BMW Trialing New Heat Energy Management Technologies

BMW Engineers Trial Hot New Technologies

For years, engineers have avoided heat in cars to protect components from overheating.

Now, this goal is being turned on its head as car makers attempt to harness previously wasted energy for practical purposes such as improving fuel consumption and reducing CO2 emissions.

Even a highly efficient engine can only convert about one-third of the energy contained in fuel to actually propel a car. Two-thirds is lost as waste heat via the car's exhaust and radiator.

Engineers at BMW are currently working on a number of promising projects that make use of heat normally lost. The first idea may banish cold starts forever to reduce emissions. The second approach can convert the heat from a car's exhaust into electricity, using a similar principle to space probes of the 1960s. The third idea uses waste heat to heat the interior of a car.

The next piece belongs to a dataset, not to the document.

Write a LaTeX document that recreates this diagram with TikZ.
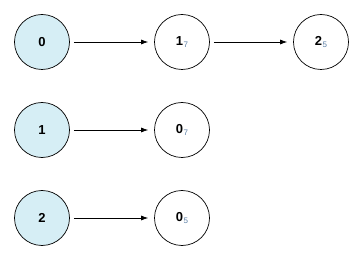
\documentclass[tikz,border=0pt]{standalone}
\usepackage{fontspec}
\setmainfont{Liberation Sans}
\usetikzlibrary{arrows.meta}
\definecolor{nfill}{HTML}{D6EEF5}
\definecolor{subc}{HTML}{5B7FA6}
\tikzset{
  nd/.style={circle,draw=black,line width=0.7pt,minimum size=55pt,inner sep=0pt,font=\fontsize{13}{15}\selectfont\bfseries},
  src/.style={nd,fill=nfill},
  dst/.style={nd,fill=white},
  arr/.style={-{Latex[length=7pt,width=5pt]},line width=0.7pt}
}
\newcommand{\sbs}[1]{\kern0.5pt\raisebox{-2.5pt}{\normalfont\color{subc}\fontsize{8}{9}\selectfont #1}}
\begin{document}
\begin{tikzpicture}[x=1pt,y=-1pt]
\useasboundingbox (0,0) rectangle (358,256);
\node[src] (a0) at (42,42) {0};
\node[dst] (a1) at (182,42) {1\sbs{7}};
\node[dst] (a2) at (321,42) {2\sbs{5}};
\node[src] (b1) at (42,130) {1};
\node[dst] (b0) at (182,130) {0\sbs{7}};
\node[src] (c2) at (42,218) {2};
\node[dst] (c0) at (182,218) {0\sbs{5}};
\draw[arr] ([xshift=4pt]a0.east) -- ([xshift=-6pt]a1.west);
\draw[arr] ([xshift=4pt]a1.east) -- ([xshift=-6pt]a2.west);
\draw[arr] ([xshift=4pt]b1.east) -- ([xshift=-6pt]b0.west);
\draw[arr] ([xshift=4pt]c2.east) -- ([xshift=-6pt]c0.west);
\end{tikzpicture}
\end{document}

"We want cars to warm up as quickly as possible, since higher temperatures mean less friction, less friction means less fuel consumption and, therefore, less CO2," says Dr Andreas Eder, Head of Heat Management Pre-Development Projects at BMW Group.

No more cold starts

BMW engineers are working all-out on largely avoiding cold start conditions by fully encapsulating engines. Improved heat insulation of engines would prevent them from cooling down quickly and retain as much residual heat as possible for the next start.

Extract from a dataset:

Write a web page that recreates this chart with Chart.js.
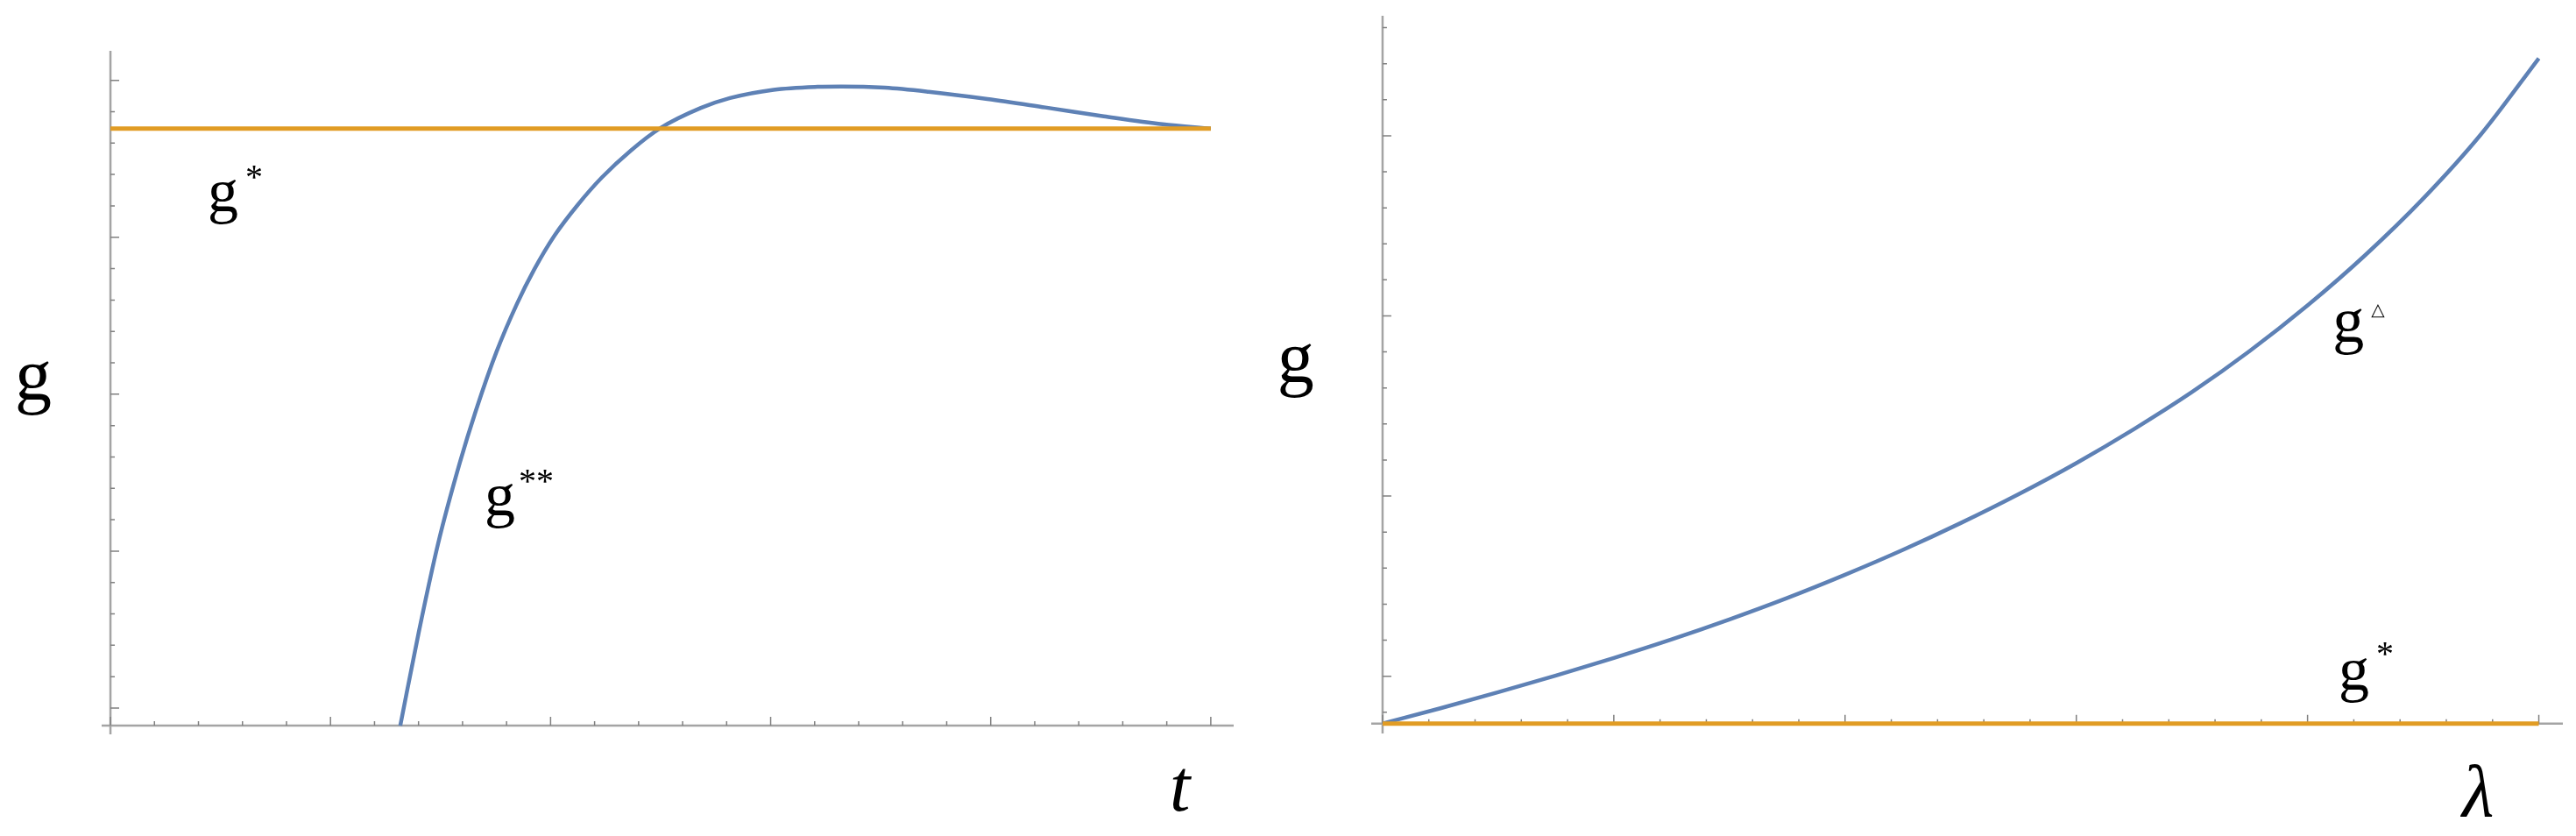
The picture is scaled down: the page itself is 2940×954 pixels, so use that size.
<!DOCTYPE html>
<html>
<head>
<meta charset="utf-8">
<script src="https://cdn.jsdelivr.net/npm/chart.js@4.4.1/dist/chart.umd.min.js"></script>
<style>
  html, body { margin: 0; padding: 0; background: #fff; }
  #wrap { position: relative; width: 2940px; height: 954px; }
  .panel { position: absolute; top: 0; height: 954px; }
</style>
</head>
<body>
<div id="wrap">
  <div class="panel" style="left:0;width:1470px"><canvas id="leftChart" width="1470" height="954"></canvas></div>
  <div class="panel" style="left:1440px;width:1500px"><canvas id="rightChart" width="1500" height="954"></canvas></div>
</div>
<script>
// left panel: g against t
const tValues = [1.317, 1.401, 1.489, 1.588, 1.661, 1.754, 1.847, 1.927, 2.018, 2.126, 2.233, 2.365, 2.496,
                 2.683, 2.815, 3.013, 3.213, 3.320, 3.519, 3.718, 3.985, 4.248, 4.514, 4.781, 5.0];
const gStarStar = [0.888, 1.483, 2.048, 2.565, 2.897, 3.269, 3.575, 3.798, 4.011, 4.211, 4.381, 4.553, 4.693,
                   4.824, 4.887, 4.940, 4.959, 4.961, 4.953, 4.927, 4.881, 4.827, 4.771, 4.720, 4.692];
const gStarLeft = 4.692;

// right panel: g against lambda
const lambdaValues = [0, 0.25, 0.5, 0.75, 1, 1.25, 1.5, 1.75, 2, 2.25, 2.5, 2.75, 3, 3.25, 3.5, 3.75, 4, 4.25, 4.5, 4.75, 5];
const gTriangle = [0.737, 0.822, 0.911, 1.004, 1.101, 1.204, 1.315, 1.434, 1.563, 1.701, 1.850, 2.010, 2.183,
                   2.372, 2.577, 2.805, 3.058, 3.338, 3.651, 4.008, 4.430];
const gStarRight = 0.737;

// ticks (the original has no tick labels)
const xMajorTicks = [0, 1, 2, 3, 4, 5];
const leftYMajorTicks = [1, 2, 3, 4, 5];
const rightYMajorTicks = [1, 2, 3, 4];

const BLUE = '#5e81b5';
const ORANGE = '#e19c24';
const SERIF = '"Liberation Serif", "DejaVu Serif", serif';

// Mathematica style axes crossing at the origin, ticks pointing inward
const mathAxes = {
  id: 'mathAxes',
  beforeDatasetsDraw(chart, args, opts) {
    const { ctx, chartArea } = chart;
    const xs = chart.scales.x, ys = chart.scales.y;
    const ox = xs.getPixelForValue(opts.originX);
    const oy = ys.getPixelForValue(opts.originY);
    ctx.save();
    ctx.strokeStyle = '#a4a4a4';
    ctx.lineWidth = 2.5;
    ctx.beginPath();
    ctx.moveTo(chartArea.left, oy); ctx.lineTo(chartArea.right, oy);
    ctx.moveTo(ox, chartArea.top); ctx.lineTo(ox, chartArea.bottom);
    ctx.stroke();

    ctx.strokeStyle = '#808080';
    ctx.lineWidth = 1.5;
    ctx.beginPath();
    const tick = (v, len, horiz) => {
      if (horiz) {
        const p = xs.getPixelForValue(v);
        ctx.moveTo(p, oy); ctx.lineTo(p, oy - len);
      } else {
        const p = ys.getPixelForValue(v);
        ctx.moveTo(ox, p); ctx.lineTo(ox + len, p);
      }
    };
    opts.xMajor.forEach(v => tick(v, 10, true));
    for (let i = 0; i < opts.xMajor.length - 1; i++) {
      for (let k = 1; k < 5; k++) tick(opts.xMajor[i] + k / 5, 5, true);
    }
    opts.yMajor.forEach(v => tick(v, 10, false));
    // minor y ticks every 0.2 inside the axis range
    for (let k = Math.ceil(ys.min * 5); k <= Math.floor(ys.max * 5); k++) {
      if (k % 5 === 0) continue;
      tick(k / 5, 5, false);
    }
    ctx.stroke();
    ctx.restore();
  },
  afterDatasetsDraw(chart, args, opts) {
    const { ctx } = chart;
    const xs = chart.scales.x, ys = chart.scales.y;
    ctx.save();
    ctx.fillStyle = '#000';
    ctx.textBaseline = 'alphabetic';
    opts.labels.forEach(l => {
      const px = xs.getPixelForValue(l.x), py = ys.getPixelForValue(l.y);
      ctx.font = (l.italic ? 'italic ' : '') + l.size + 'px ' + SERIF;
      ctx.fillText(l.text, px, py);
      if (l.sup) {
        const w = ctx.measureText(l.text).width;
        ctx.font = l.supSize + 'px ' + (l.supFont || SERIF);
        ctx.fillText(l.sup, px + w + l.supDx, py - l.supRise);
      }
    });
    ctx.restore();
  }
};

function lineSet(xs, ys, color, width) {
  return {
    data: xs.map((x, i) => ({ x: x, y: ys[i] })),
    borderColor: color,
    borderWidth: width,
    showLine: true,
    pointRadius: 0,
    fill: false,
    cubicInterpolationMode: 'monotone'
  };
}

function makeChart(id, datasets, range, padding, axes) {
  return new Chart(document.getElementById(id), {
    type: 'scatter',
    data: { datasets: datasets },
    options: {
      responsive: false,
      devicePixelRatio: 1,
      animation: false,
      events: [],
      layout: { padding: padding },
      scales: {
        x: { type: 'linear', display: false, min: range.xMin, max: range.xMax },
        y: { type: 'linear', display: false, min: range.yMin, max: range.yMax }
      },
      plugins: {
        legend: { display: false },
        tooltip: { enabled: false },
        mathAxes: axes
      }
    },
    plugins: [mathAxes]
  });
}

makeChart('leftChart',
  [
    lineSet([0, 5], [gStarLeft, gStarLeft], ORANGE, 5),
    lineSet(tValues, gStarStar, BLUE, 4.5)
  ],
  { xMin: -0.04, xMax: 5.104, yMin: 0.8325, yMax: 5.188 },
  { left: 116, right: 62, top: 58, bottom: 116 },
  {
    originX: 0, originY: 0.888,
    xMajor: xMajorTicks, yMajor: leftYMajorTicks,
    labels: [
      { text: 'g', x: -0.434, y: 2.965, size: 84 },
      { text: 'g', x: 0.442, y: 4.166, size: 70, sup: '*', supSize: 40, supDx: 8, supRise: 26 },
      { text: 'g', x: 1.700, y: 2.228, size: 70, sup: '**', supSize: 40, supDx: 4, supRise: 26 },
      { text: 't', x: 4.813, y: 0.347, size: 84, italic: true }
    ]
  });

makeChart('rightChart',
  [
    lineSet([0, 5], [gStarRight, gStarRight], ORANGE, 5),
    lineSet(lambdaValues, gTriangle, BLUE, 4.5)
  ],
  { xMin: -0.049, xMax: 5.104, yMin: 0.682, yMax: 4.666 },
  { left: 125, right: 15, top: 18, bottom: 117 },
  {
    originX: 0, originY: gStarRight,
    xMajor: xMajorTicks, yMajor: rightYMajorTicks,
    labels: [
      { text: 'g', x: -0.455, y: 2.633, size: 84 },
      { text: 'g', x: 4.108, y: 2.857, size: 72, sup: '\u25B3', supSize: 20, supFont: '"DejaVu Sans", sans-serif', supDx: 8, supRise: 30 },
      { text: 'g', x: 4.134, y: 0.926, size: 70, sup: '*', supSize: 40, supDx: 8, supRise: 28 },
      { text: 'λ', x: 4.668, y: 0.226, size: 84, italic: true }
    ]
  });
</script>
</body>
</html>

In addition to the air flaps already on some production its production models, a BMW prototype already developed is completely surrounded by fully clad walls and panels using proven materials that are normally used in the car's underfloor for insulation.

Since the cooling system on new cars is so effective, there is no risk of overheating. Instead, components in the engine compartment which previously had to be cooled at a great effort are now protected better from engine heat.

Thanks to this approach, the engine cools down much more slowly after being switched off and still has a temperature of approximately 40 degrees Celsius after 12 hours. Each degree Celsius above the ambient temperature reduces fuel consumption by 0.2 per cent.

A by product is that materials previously used to dampen noise in the engine compartment are no longer required. Apart from saving fuel, the second customer benefit is a quicker warm up of the interior, which would be appreciated by customers when it is cold outside.

Electric power from waste heat

Another option for reducing CO2 and fuel consumption - by up to two per cent - is a system which generates electricity from the heat of exhaust gases.

Since presenting the principle of a thermoelectric generator last year, the company is now presenting the next level of development in the form of an integrated component in the exhaust gas recirculation cooler. With the latest development, up to 250 W of energy are produced under typical driving conditions - equal to about half the on-board electricity consumption in a BMW 5 Series.

Between three and eight per cent of the total fuel consumed by modern cars is due to the rising number of electricity-dependent features. To provide this energy without additional consumption, BMW engineers have adapted the idea which first powered space probes in the 1960s.

The thermoelectric generator uses the effect of the temperature gradient in thermoelectric semi-conductor elements generating electrical voltage (the Seebeck Effect). The bigger the difference in temperature, the higher the voltage generated. Exhaust gas temperatures, which are usually between 300 and 900 degrees Celsius, are on the hot side of the generator, and engine coolant is used for the cold side.

Whilst still a prototype, the current solution gives engineers more information on the operating principles as well as obstacles yet to be overcome. This know-how may then be applied in implementing an underfloor solution.

Heating with waste heat

BMW engineers are also working on an exhaust gas heat exchanger. With petrol engines, it would be very effective in warming up the drivetrain more quickly to the right temperature, avoiding friction in, say, the gearbox. Such an exchanger conveys heat, or thermal energy, from one flow to another, in this case the heat of the exhaust gas to the oil in the automatic transmission, with additional heat being pumped in consistently from the start

Diesel engines are now so efficient that the excess heat generated by the engine is usually insufficient to heat the interior of the car alone. It has become quite normal to fit cars with an additional electric heater, which can add up to 1 litre per 100 kilometres. To avoid this extra fuel consumption, hot exhaust emissions may be used by means of a heat exchanger close to the catalytic converter to provide an additional source of heat for the interior. Such a system may avoid the need for electrical heating modules which consume additional fuel.

Given that not every technology is equally sensible for each type of engine, BMW engineers carefully consider which objective can be reached best with which technology and in which context such as size and power of the engine and the car's main use.